1. Are you heavy laden with guilt? The gospel-message is, "The blood of Jesus Christ his Son cleanseth us from all sin," 1 John i. 7.
2. Are you groaning under the power of indwelling sin? Hear his gracious words: "I am the resurrection and the life: he that believeth in me, though he were dead, yet shall he live," John xi. 25. And to the same purpose his prophet: "He giveth power to the faint; and to them that have no might, he increaseth strength," Isa. xl. 29.
3. Are you striving in the fire to keep the law? "Wherefore will you spend your money for that which is not bread, and your labour for that which satisfieth not?" Forego the vain attempt. Is it not written, "Christ is the end of the law for righteousness to every one that believeth?" Rom. x. 4.
4. Are you in temptation? He that says, "Come unto me," has been tempted himself, Heb. ii. 18. and knows how to pity you.

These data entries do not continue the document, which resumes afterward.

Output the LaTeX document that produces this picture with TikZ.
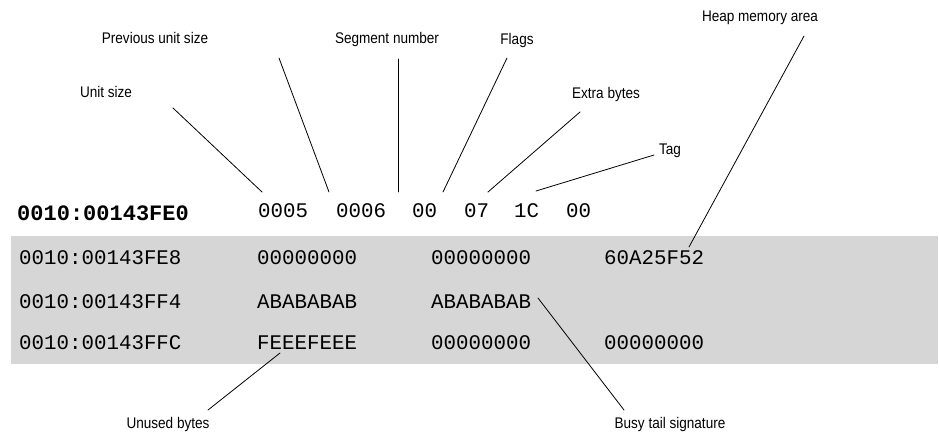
\documentclass[tikz,border=0pt]{standalone}
\usepackage{fontspec}
\setmainfont{Liberation Sans}
\setmonofont{Liberation Mono}
\usepackage{graphicx}
\definecolor{band}{RGB}{214,214,214}
\newcommand\lblsq[1]{\scalebox{0.88}[1]{#1}}
\begin{document}
\begin{tikzpicture}[x=1pt,y=-1pt,
  lbl/.style={inner sep=0pt,anchor=base,font=\fontsize{15.4}{18}\selectfont},
  hex/.style={inner sep=0pt,anchor=base west,font=\fontsize{20.8}{24}\selectfont\ttfamily},
  hexbold/.style={inner sep=0pt,anchor=base west,font=\fontsize{22}{26}\selectfont\ttfamily\bfseries},
  lead/.style={line width=0.8pt,line cap=round}]
\useasboundingbox (0,0) rectangle (939,432);
\fill[band] (11,236) rectangle (938,364);

% labels
\node[lbl] (lprev) at (155,43) {\lblsq{Previous unit size}};
\node[lbl] (lseg)  at (387,43) {\lblsq{Segment number}};
\node[lbl] (lflag) at (517,44) {\lblsq{Flags}};
\node[lbl] (lheap) at (760,21) {\lblsq{Heap memory area}};
\node[lbl] (lunit) at (106,97) {\lblsq{Unit size}};
\node[lbl] (lextra) at (606,98) {\lblsq{Extra bytes}};
\node[lbl] (ltag)  at (670,154) {\lblsq{Tag}};
\node[lbl] (lunused) at (168,428) {\lblsq{Unused bytes}};
\node[lbl] (lbusy) at (670,428) {\lblsq{Busy tail signature}};

% row 1
\node[hexbold] (a1) at (17,220) {0010:00143FE0};
\node[hex] (r1a) at (258,217) {0005};
\node[hex] (r1b) at (336,217) {0006};
\node[hex] (r1c) at (412,217) {00};
\node[hex] (r1d) at (464,217) {07};
\node[hex] (r1e) at (514,217) {1C};
\node[hex] (r1f) at (566,217) {00};

% row 2
\node[hex] (a2) at (19,264) {0010:00143FE8};
\node[hex] (r2a) at (257,264) {00000000};
\node[hex] (r2b) at (431,264) {00000000};
\node[hex] (r2c) at (604,264) {60A25F52};

% row 3
\node[hex] (a3) at (19,308) {0010:00143FF4};
\node[hex] (r3a) at (257,308) {ABABABAB};
\node[hex] (r3b) at (431,308) {ABABABAB};

% row 4
\node[hex] (a4) at (19,349) {0010:00143FFC};
\node[hex] (r4a) at (257,349) {FEEEFEEE};
\node[hex] (r4b) at (431,349) {00000000};
\node[hex] (r4c) at (604,349) {00000000};

% leader end points
\coordinate (usA) at (173,108); \coordinate (usB) at (262,192);
\coordinate (puA) at (279,58);  \coordinate (puB) at (329,192);
\coordinate (snA) at (398,59);  \coordinate (snB) at (398,192);
\coordinate (flA) at (507,58);  \coordinate (flB) at (443,192);
\coordinate (ebA) at (580,112); \coordinate (ebB) at (488,192);
\coordinate (tgA) at (654,155); \coordinate (tgB) at (536,191);
\coordinate (hmA) at (804,36);  \coordinate (hmB) at (689,247);
\coordinate (ubA) at (280,353); \coordinate (ubB) at (208,410);
\coordinate (btA) at (538,298); \coordinate (btB) at (624,410);

\draw[lead] (usA) -- (usB);
\draw[lead] (puA) -- (puB);
\draw[lead] (snA) -- (snB);
\draw[lead] (flA) -- (flB);
\draw[lead] (ebA) -- (ebB);
\draw[lead] (tgA) -- (tgB);
\draw[lead] (hmA) -- (hmB);
\draw[lead] (ubA) -- (ubB);
\draw[lead] (btA) -- (btB);
\end{tikzpicture}
\end{document}
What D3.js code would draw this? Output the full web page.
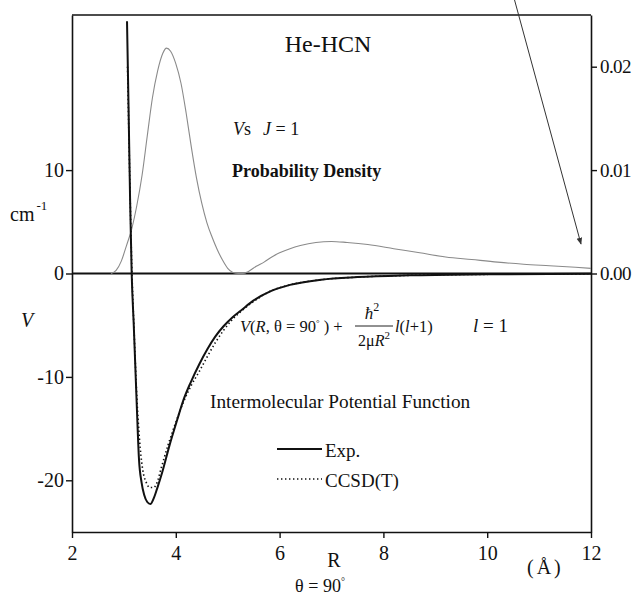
<!DOCTYPE html>
<html>
<head>
<meta charset="utf-8">
<script src="https://cdn.jsdelivr.net/npm/d3@7"></script>
<style>
  body { margin: 0; background: #fff; }
  svg text { font-family: "Liberation Serif", "Times New Roman", serif; fill: #111; }
</style>
</head>
<body>
<svg id="chart"></svg>
<script>
// R grid (Angstrom) and potential (cm-1) for the experimental curve
const expR = [3.06, 3.09, 3.12, 3.15, 3.19, 3.22, 3.25, 3.29, 3.34, 3.39, 3.45, 3.51, 3.57, 3.64,
  3.74, 3.88, 4.03, 4.15, 4.29, 4.45, 4.61, 4.76, 4.92, 5.10, 5.25, 5.50, 5.83, 6.20, 6.80,
  7.50, 8.50, 10.0, 12.0];
const expV = [24.4, 16, 7, 0, -5, -9, -13, -17.9, -20.2, -21.4, -22.1, -22.3, -21.8, -20.8,
  -19.2, -16.6, -14.1, -12.2, -10.5, -8.8, -7.3, -6.1, -5.1, -4.2, -3.6, -2.6, -1.7, -1.1, -0.6,
  -0.35, -0.18, -0.08, -0.03];

// CCSD(T) curve
const ccsdR = [3.07, 3.11, 3.15, 3.20, 3.25, 3.30, 3.36, 3.43, 3.50, 3.57, 3.64, 3.72, 3.85,
  4.00, 4.15, 4.30, 4.45, 4.60, 4.76, 4.92, 5.10, 5.25, 5.50, 5.83, 6.20, 6.80, 7.50, 8.50,
  10.0, 12.0];
const ccsdV = [20, 10, 1, -6, -12, -16, -18.9, -20.2, -20.7, -20.7, -20.2, -18.8, -16.6,
  -14.4, -12.4, -10.8, -9.5, -8.1, -6.7, -5.5, -4.4, -3.7, -2.7, -1.7, -1.1, -0.6, -0.35, -0.18,
  -0.08, -0.03];

// probability density, Vs J = 1 (right axis)
const densR = [2.75, 2.85, 2.95, 3.05, 3.15, 3.25, 3.35, 3.45, 3.55, 3.65, 3.75, 3.82, 3.9,
  4.0, 4.1, 4.2, 4.3, 4.4, 4.5, 4.6, 4.7, 4.8, 4.9, 5.0, 5.1, 5.2, 5.3, 5.4, 5.55, 5.7, 5.85,
  6.0, 6.2, 6.4, 6.7, 7.0, 7.3, 7.7, 8.2, 8.7, 9.2, 9.7, 10.2, 10.7, 11.2, 11.7, 12.0];
const densP = [0, 0.0003, 0.0012, 0.0027, 0.0043, 0.0066, 0.0095, 0.0133, 0.0170, 0.0196,
  0.0213, 0.0218, 0.0215, 0.0203, 0.0184, 0.0155, 0.0122, 0.0092, 0.0068, 0.0049, 0.0035,
  0.0023, 0.0013, 0.0005, 0.0001, 0, 0, 0.0002, 0.0007, 0.0011, 0.0016, 0.0020, 0.0024,
  0.0027, 0.0030, 0.0031, 0.0030, 0.0028, 0.0024, 0.0020, 0.0016, 0.00135, 0.0011, 0.0009,
  0.00075, 0.0006, 0.0005];

const xTicks = [2, 4, 6, 8, 10, 12];
const yTicks = [-20, -10, 0, 10];
const y2Ticks = [0, 0.01, 0.02];

const W = 635, H = 599;
const margin = { top: 15, right: 44, bottom: 67, left: 72 };
const width = W - margin.left - margin.right;
const height = H - margin.top - margin.bottom;

const svg = d3.select("#chart").attr("width", W).attr("height", H);
const g = svg.append("g").attr("transform", `translate(${margin.left},${margin.top})`);

const x = d3.scaleLinear().domain([2, 12]).range([0, width]);
const y = d3.scaleLinear().domain([-25, 25]).range([height, 0]);
const y2 = d3.scaleLinear().domain([-0.025, 0.025]).range([height, 0]);

// axes
const styleAxis = sel => {
  sel.attr("font-family", "Liberation Serif");
  sel.selectAll("path").attr("stroke", "#111").attr("stroke-width", 1.6);
  sel.selectAll("line").attr("stroke", "#111").attr("stroke-width", 1.4);
  sel.selectAll("text").attr("font-size", 20).attr("fill", "#111");
};

g.append("g")
  .attr("transform", `translate(0,${height})`)
  .call(d3.axisBottom(x).tickValues(xTicks).tickSize(6).tickPadding(8).tickSizeOuter(0))
  .call(styleAxis);

g.append("g")
  .call(d3.axisLeft(y).tickValues(yTicks).tickSize(6).tickPadding(2).tickSizeOuter(0)
    .tickFormat(d => String(d)))
  .call(styleAxis);

g.append("g")
  .attr("transform", `translate(${width},0)`)
  .call(d3.axisRight(y2).tickValues(y2Ticks).tickSize(6).tickPadding(3).tickSizeOuter(0)
    .tickFormat(d3.format(".2f")))
  .call(styleAxis)
  .call(a => a.selectAll("text").attr("font-size", 19).attr("letter-spacing", -0.6));

// top border
g.append("line")
  .attr("x1", 0).attr("x2", width).attr("y1", 0).attr("y2", 0)
  .attr("stroke", "#111").attr("stroke-width", 1.6);

// zero line
g.append("line")
  .attr("x1", 0).attr("x2", width).attr("y1", y(0)).attr("y2", y(0))
  .attr("stroke", "#111").attr("stroke-width", 2.2);

// probability density
const dens = densR.map((r, i) => [r, densP[i]]);
g.append("path")
  .datum(dens)
  .attr("fill", "none")
  .attr("stroke", "#8a8a8a")
  .attr("stroke-width", 1.1)
  .attr("d", d3.line().x(d => x(d[0])).y(d => y2(d[1])).curve(d3.curveMonotoneX));

// potentials
const lineV = d3.line().x(d => x(d[0])).y(d => y(d[1])).curve(d3.curveMonotoneX);

g.append("path")
  .datum(ccsdR.map((r, i) => [r, ccsdV[i]]))
  .attr("fill", "none")
  .attr("stroke", "#111")
  .attr("stroke-width", 1.6)
  .attr("stroke-dasharray", "1.4,2.6")
  .attr("d", lineV);

g.append("path")
  .datum(expR.map((r, i) => [r, expV[i]]))
  .attr("fill", "none")
  .attr("stroke", "#111")
  .attr("stroke-width", 2)
  .attr("d", lineV);

// arrow
svg.append("defs").append("marker")
  .attr("id", "head")
  .attr("viewBox", "0 0 10 10")
  .attr("refX", 9).attr("refY", 5)
  .attr("markerWidth", 7).attr("markerHeight", 7)
  .attr("orient", "auto")
  .append("path").attr("d", "M0,1 L10,5 L0,9 Z").attr("fill", "#333");

svg.append("line")
  .attr("x1", 514).attr("y1", -2).attr("x2", 581).attr("y2", 244)
  .attr("stroke", "#333").attr("stroke-width", 1)
  .attr("marker-end", "url(#head)");

// labels
svg.append("text").attr("x", 328).attr("y", 52).attr("text-anchor", "middle")
  .attr("font-size", 24).text("He-HCN");

const vs = svg.append("text").attr("x", 233).attr("y", 135).attr("font-size", 18);
vs.append("tspan").attr("font-style", "italic").text("V");
vs.append("tspan").text("s");
vs.append("tspan").attr("dx", 12).attr("font-style", "italic").text("J");
vs.append("tspan").text(" = 1");

svg.append("text").attr("x", 232).attr("y", 177).attr("font-size", 18)
  .attr("font-weight", "bold").text("Probability Density");

const cm = svg.append("text").attr("x", 10).attr("y", 221).attr("font-size", 20);
cm.append("tspan").text("cm");
cm.append("tspan").attr("dy", -11).attr("dx", 2).attr("font-size", 13).text("-1");

svg.append("text").attr("x", 21).attr("y", 327).attr("font-size", 20)
  .attr("font-style", "italic").text("V");

// formula
const f1 = svg.append("text").attr("x", 240).attr("y", 332).attr("font-size", 16.5);
f1.append("tspan").attr("font-style", "italic").text("V");
f1.append("tspan").text("(");
f1.append("tspan").attr("font-style", "italic").text("R");
f1.append("tspan").text(", θ = 90");
f1.append("tspan").attr("dy", -6).attr("font-size", 9).text("°");
f1.append("tspan").attr("dy", 6).text(" ) +");

const num = svg.append("text").attr("x", 372).attr("y", 319).attr("font-size", 17)
  .attr("text-anchor", "middle");
num.append("tspan").attr("font-style", "italic").text("ħ");
num.append("tspan").attr("dy", -8).attr("font-size", 12).text("2");

svg.append("line").attr("x1", 355).attr("x2", 393).attr("y1", 326).attr("y2", 326)
  .attr("stroke", "#222").attr("stroke-width", 1);

const den = svg.append("text").attr("x", 374).attr("y", 346).attr("font-size", 16)
  .attr("text-anchor", "middle");
den.append("tspan").text("2μ");
den.append("tspan").attr("font-style", "italic").text("R");
den.append("tspan").attr("dy", -7).attr("font-size", 11).text("2");

const ll = svg.append("text").attr("x", 395).attr("y", 332).attr("font-size", 16.5);
ll.append("tspan").attr("font-style", "italic").text("l");
ll.append("tspan").text("(");
ll.append("tspan").attr("font-style", "italic").text("l");
ll.append("tspan").text("+1)");

const l1 = svg.append("text").attr("x", 473).attr("y", 332).attr("font-size", 19);
l1.append("tspan").attr("font-style", "italic").text("l");
l1.append("tspan").text(" = 1");

svg.append("text").attr("x", 210).attr("y", 408).attr("font-size", 19.3)
  .text("Intermolecular Potential Function");

// legend
svg.append("line").attr("x1", 277).attr("x2", 322).attr("y1", 449).attr("y2", 449)
  .attr("stroke", "#111").attr("stroke-width", 2);
svg.append("text").attr("x", 325).attr("y", 457).attr("font-size", 19).text("Exp.");
svg.append("line").attr("x1", 277).attr("x2", 322).attr("y1", 479).attr("y2", 479)
  .attr("stroke", "#111").attr("stroke-width", 1.6).attr("stroke-dasharray", "1.4,2.6");
svg.append("text").attr("x", 325).attr("y", 487).attr("font-size", 19).text("CCSD(T)");

// axis titles
svg.append("text").attr("x", 334).attr("y", 567).attr("text-anchor", "middle")
  .attr("font-size", 20).text("R");
svg.append("text").attr("x", 527).attr("y", 574).attr("font-size", 20)
  .attr("letter-spacing", 3).text("(Å)");
const th = svg.append("text").attr("x", 320).attr("y", 592).attr("text-anchor", "middle")
  .attr("font-size", 18);
th.append("tspan").text("θ = 90");
th.append("tspan").attr("dy", -7).attr("font-size", 10).text("°");
</script>
</body>
</html>
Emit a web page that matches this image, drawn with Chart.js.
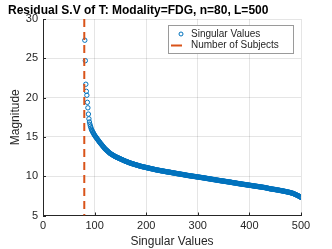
<!DOCTYPE html>
<html><head><meta charset="utf-8">
<script src="https://cdn.jsdelivr.net/npm/chart.js@4/dist/chart.umd.min.js"></script>
<style>html,body{margin:0;padding:0;background:#fff}#wrap{width:332px;height:249px;position:relative}</style>
</head><body><div id="wrap"><canvas id="c" width="332" height="249"></canvas></div>
<script>
const titleText = 'Residual S.V of T: Modality=FDG, n=80, L=500';
const xLabel = 'Singular Values';
const yLabel = 'Magnitude';
const seriesName = 'Singular Values';
const lineName = 'Number of Subjects';
const subjectCount = 80;
const firstIndex = 81;
const singularValues = [
27.3,24.7,21.7,20.8,20.3,19.4,18.7,17.9,17.3,16.9,16.6,16.35,16.15,15.95,15.8,15.68,15.56,15.44,15.32,15.2,
15.11,15.02,14.93,14.84,14.75,14.66,14.57,14.48,14.39,14.3,
14.22,14.14,14.06,13.98,13.9,13.82,13.74,13.66,13.58,13.5,
13.44,13.38,13.32,13.26,13.2,13.14,13.08,13.02,12.96,12.9,
12.86,12.82,12.78,12.74,12.7,12.66,12.62,12.58,12.54,12.5,
12.47,12.44,12.41,12.38,12.35,12.32,12.29,12.26,12.23,12.2,
12.17,12.14,12.11,12.08,12.05,12.02,11.99,11.96,11.93,11.9,
11.88,11.85,11.83,11.8,11.78,11.75,11.73,11.7,11.68,11.65,
11.63,11.61,11.59,11.57,11.55,11.53,11.51,11.49,11.47,11.45,
11.43,11.41,11.39,11.37,11.35,11.33,11.31,11.29,11.27,11.25,
11.24,11.22,11.21,11.19,11.18,11.16,11.15,11.13,11.12,11.1,
11.09,11.07,11.06,11.04,11.03,11.01,11.0,10.98,10.97,10.95,
10.94,10.92,10.91,10.89,10.88,10.86,10.85,10.83,10.82,10.8,
10.79,10.78,10.77,10.75,10.74,10.73,10.72,10.7,10.69,10.68,
10.67,10.66,10.65,10.63,10.62,10.61,10.6,10.58,10.57,10.56,
10.55,10.54,10.53,10.52,10.51,10.5,10.49,10.47,10.46,10.45,
10.44,10.43,10.42,10.4,10.39,10.38,10.37,10.35,10.34,10.33,
10.32,10.31,10.3,10.29,10.28,10.26,10.25,10.24,10.23,10.22,
10.21,10.2,10.19,10.17,10.16,10.15,10.14,10.12,10.11,10.1,
10.09,10.08,10.07,10.06,10.05,10.04,10.03,10.02,10.01,10.0,
9.99,9.98,9.97,9.96,9.95,9.94,9.93,9.92,9.91,9.9,
9.89,9.88,9.87,9.86,9.85,9.84,9.83,9.82,9.81,9.8,
9.79,9.78,9.77,9.76,9.75,9.73,9.72,9.71,9.7,9.69,
9.68,9.67,9.66,9.65,9.64,9.62,9.61,9.6,9.59,9.58,
9.57,9.56,9.55,9.54,9.53,9.51,9.5,9.49,9.48,9.47,
9.46,9.45,9.44,9.43,9.42,9.41,9.4,9.39,9.38,9.37,
9.36,9.35,9.34,9.33,9.32,9.31,9.3,9.29,9.28,9.27,
9.26,9.25,9.24,9.23,9.22,9.2,9.19,9.18,9.17,9.16,
9.15,9.14,9.13,9.12,9.11,9.09,9.08,9.07,9.06,9.05,
9.04,9.03,9.02,9.01,9.0,8.99,8.98,8.97,8.96,8.95,
8.94,8.93,8.92,8.91,8.9,8.89,8.88,8.87,8.86,8.85,
8.84,8.83,8.82,8.81,8.8,8.79,8.78,8.77,8.76,8.75,
8.74,8.73,8.72,8.71,8.7,8.69,8.68,8.67,8.66,8.65,
8.64,8.63,8.62,8.61,8.6,8.59,8.58,8.57,8.56,8.55,
8.54,8.52,8.51,8.49,8.48,8.46,8.45,8.43,8.42,8.4,
8.39,8.38,8.37,8.36,8.35,8.34,8.33,8.32,8.31,8.3,
8.29,8.28,8.26,8.25,8.24,8.23,8.22,8.2,8.19,8.18,
8.17,8.16,8.14,8.13,8.12,8.1,8.09,8.08,8.06,8.05,
8.04,8.02,8.01,7.99,7.98,7.96,7.95,7.93,7.92,7.9,
7.88,7.86,7.84,7.82,7.8,7.77,7.74,7.71,7.68,7.65,
7.62,7.59,7.56,7.53,7.5,7.46,7.42,7.38,7.34,7.3
];
const xTicks = [0, 100, 200, 300, 400, 500];
const yTicks = [5, 10, 15, 20, 25, 30];

const BLUE = '#0072BD', ORANGE = '#D95319', AXIS = '#262626';
const FONT = '"Liberation Sans", Arial, Helvetica, sans-serif';

const svPoints = singularValues.map((v, i) => ({x: firstIndex + i, y: v}));
const subjectLine = [{x: subjectCount, y: yTicks[yTicks.length-1]}, {x: subjectCount, y: yTicks[0]}];

const titlePlugin = {
  id: 'mTitle',
  afterDraw(chart) {
    const ctx = chart.ctx;
    ctx.save();
    ctx.font = 'bold 12px ' + FONT;
    ctx.fillStyle = '#000';
    ctx.textBaseline = 'alphabetic';
    ctx.textAlign = 'left';
    ctx.fillText(titleText, 8, 14);
    ctx.restore();
  }
};

const inTicks = {
  id: 'inTicks',
  beforeDatasetsDraw(chart) {
    const {ctx, chartArea: a, scales: {x, y}} = chart;
    ctx.save();
    ctx.strokeStyle = AXIS; ctx.lineWidth = 1;
    ctx.beginPath();
    xTicks.forEach(v => { const px = Math.round(x.getPixelForValue(v)) + 0.5; ctx.moveTo(px, a.bottom); ctx.lineTo(px, a.bottom - 3); });
    yTicks.forEach(v => { const py = Math.round(y.getPixelForValue(v)) + 0.5; ctx.moveTo(a.left, py); ctx.lineTo(a.left + 3, py); });
    ctx.stroke();
    ctx.restore();
  }
};

const legendPlugin = {
  id: 'mLegend',
  afterDraw(chart) {
    const ctx = chart.ctx;
    const bx = 168.5, by = 25.5, bw = 125, bh = 28;
    ctx.save();
    ctx.fillStyle = '#fff';
    ctx.fillRect(bx, by, bw, bh);
    ctx.strokeStyle = '#9a9a9a'; ctx.lineWidth = 1;
    ctx.strokeRect(bx, by, bw, bh);
    ctx.strokeStyle = BLUE; ctx.lineWidth = 1;
    ctx.beginPath(); ctx.arc(181, 34, 2, 0, Math.PI * 2); ctx.stroke();
    ctx.strokeStyle = ORANGE; ctx.lineWidth = 2;
    ctx.beginPath(); ctx.moveTo(171, 45.5); ctx.lineTo(182, 45.5); ctx.stroke();
    ctx.fillStyle = AXIS;
    ctx.font = '10px ' + FONT;
    ctx.textBaseline = 'middle';
    ctx.fillText(seriesName, 191, 34);
    ctx.fillText(lineName, 191, 45.5);
    ctx.restore();
  }
};

const gridColor = 'rgba(38,38,38,0.12)';
new Chart(document.getElementById('c'), {
  type: 'scatter',
  data: {
    datasets: [
      { label: seriesName, data: svPoints, showLine: false, pointStyle: 'circle', pointRadius: 2.2,
        pointBorderWidth: 1, borderColor: BLUE, backgroundColor: 'rgba(0,0,0,0)', order: 2 },
      { label: lineName, type: 'line', data: subjectLine, showLine: true, borderColor: ORANGE, borderWidth: 2,
        borderDash: [8, 5], pointRadius: 0, fill: false, order: 1 }
    ]
  },
  options: {
    responsive: false, animation: false, devicePixelRatio: 1,
    layout: { padding: { left: 0, right: 31, top: 19, bottom: 0 } },
    plugins: { legend: { display: false }, title: { display: false }, tooltip: { enabled: false } },
    scales: {
      x: {
        type: 'linear', min: 0, max: 500,
        afterBuildTicks: s => { s.ticks = xTicks.map(v => ({value: v})); },
        afterFit: s => { s.height = 33.5; },
        ticks: { color: AXIS, font: { size: 11, family: FONT }, padding: 4, maxRotation: 0 },
        grid: { color: gridColor, drawTicks: false },
        border: { color: AXIS, width: 1 },
        title: { display: true, text: xLabel, color: AXIS, font: { size: 12, family: FONT }, padding: { top: 0, bottom: 0 } }
      },
      y: {
        type: 'linear', min: 5, max: 30,
        afterBuildTicks: s => { s.ticks = yTicks.map(v => ({value: v})); },
        afterFit: s => { s.width = 43; },
        ticks: { color: AXIS, font: { size: 11, family: FONT }, padding: 5 },
        grid: { color: gridColor, drawTicks: false },
        border: { color: AXIS, width: 1 },
        title: { display: true, text: yLabel, color: AXIS, font: { size: 12, family: FONT }, padding: { top: 8, bottom: 0 } }
      }
    }
  },
  plugins: [inTicks, titlePlugin, legendPlugin]
});
</script></body></html>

He has power over our enemy, and can deliver you with a word, Mark i. 27. Did he not thus dispossess Satan in the days of his humiliation? and if then, surely he is no less able now; for since that time he has gloriously triumphed over the powers of darkness Col. ii. 15. And as his arm is not shortened, neither is his ear heavy; he has said, without exception, "Whosoever cometh unto me, I will in no wise cast out," John vi. 37. and thousands who have been in your distress, have successively found that promise fulfilled: "The God of peace shall bruise Satan under your feet shortly," Rom. xvi. 20. Zech. iii. 2.